There are time-honored situational standards, like a bit of the hook to rapper Vanilla Ice’s “Ice Ice Baby” when there’s an icing call during the game. But mostly, the playlist is long on familiar vintage classics.
“Go to any game, not just ours, and you do hear the same songs a lot,” says Greenley. “They’re popular and they work, but it’s also from the comfort level of the person pushing the button. You don’t want to screw up by playing something that doesn’t work. It’s actually easier when the game is bad. You have more flexibility and it’s not as big a deal if you play something that might mess with the mojo. Then there are the bad games where everyone’s thinking, ‘This game’s no fun, let’s go have a beer.’ That might be when you hear (Garth Brooks') ‘Friends in Low Places.’”

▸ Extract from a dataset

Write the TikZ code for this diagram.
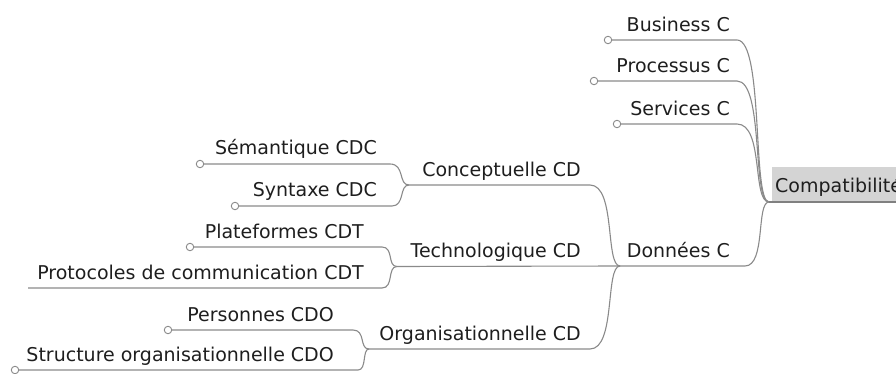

Back in place again this year will be the Canes’ theme song since moving to the state in 1997, The Scorpions’ 1984 heavy-metal anthem “Rock You Like a Hurricane”, heard when the team takes to the ice at the start of each period. And N.C. rapper Petey Pablo’s 2001 hit “Raise Up” is back for another year as the Hurricanes’ goal-scoring song, as it has been since the 2018-19 season.
"Fans love that, it really fits the celebratory vibe perfectly,” says Greenley. “Using an old hip-hop song in a hockey game is unorthodox, but it fits great. Sporting events are multi-dimensional. There’s the sport that goes on, and also the party around it. We try to create a good time with the music. The hockey might not be the best that night, but we hope you’ll still have a good time.”